Finding potential using poisson's equation, not a homework problem.

[yungman]

This is not a homework problem. I just want to have a better understanding of scalar electric potential.

In electrostatic, $\; V=-\int_A^B \vec E \cdot \hat{T} dl \;$ where the solution is:

$$V=\frac{q}{4\pi \epsilon_0} \frac{1}{B}$$

Where we assume $\; A=\infty$.


At the same time, $\vec E = -\nabla V \Rightarrow \nabla \cdot \nabla \vec E = -\nabla^2 V$.

I want to see whether I can solve V using partial differential equation technique by using:

$$V(x,y)=\sum_{m=1}^{\infty} \sum_{n=1}^{\infty} E_{mn} sin(\frac{m\pi}{a}) sin(\frac{n\pi}{b})$$

Where a and b are the boundary condition. My question is how do I set up the boundary condition a and b?

 

[kuruman]

I want to see whether I can solve V using partial differential equation technique ...

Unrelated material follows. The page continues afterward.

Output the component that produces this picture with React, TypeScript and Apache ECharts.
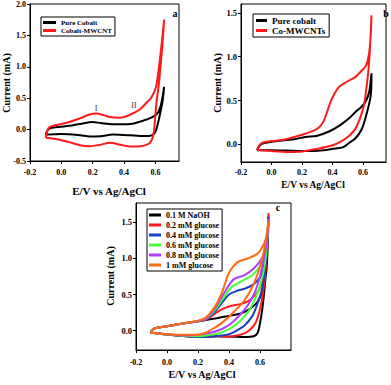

What exactly do you mean by "solve V"? Solve what for V? Your title mentions the Poisson equation which is $$\frac{\partial^2 V(x,y)}{\partial x^2}+\frac{\partial^2 V(x,y)}{\partial y^2}=\rho(x,y)$$To do that, you will need the charge density function $\rho(x,y)$ (I assume this is a 2-D situation) which you do not provide.
If instead you want to solve Laplace's equation,$$\frac{\partial^2 V(x,y)}{\partial x^2}+\frac{\partial^2 V(x,y)}{\partial y^2}=0,$$then you need to do so by separating variables (there are many videos on the internet to show you how), find the most general solution and then apply the boundary conditions of your choice to narrow down the most general solution and figure out the separation constant.

What you have for $V(x,y)$ is not the most general solution. You probably meant to write$$V(x,y)=\sum_{m=1}^{\infty} \sum_{n=1}^{\infty} E_{mn} \sin(\frac{m\pi x}{a}) \sin(\frac{n\pi y}{b}),$$ but $\sin(\frac{m\pi x}{a}) \sin(\frac{n\pi y}{b})$ is not a solution of Laplace's equation as you can verify by direct substitution and neither is a linear combination of such terms. I don't think that your $V(x,y)$ can be of any use. It is a function that vanishes at the rectangular boundaries because $V(0,y)=V(x,0)=V(a,y)=V(x,b)=0$. Now if the potential vanishes at all four boundaries of the rectangle, the uniqueness theorem says that the solution inside the rectangle is the trivial solution $V(x,y)=0$.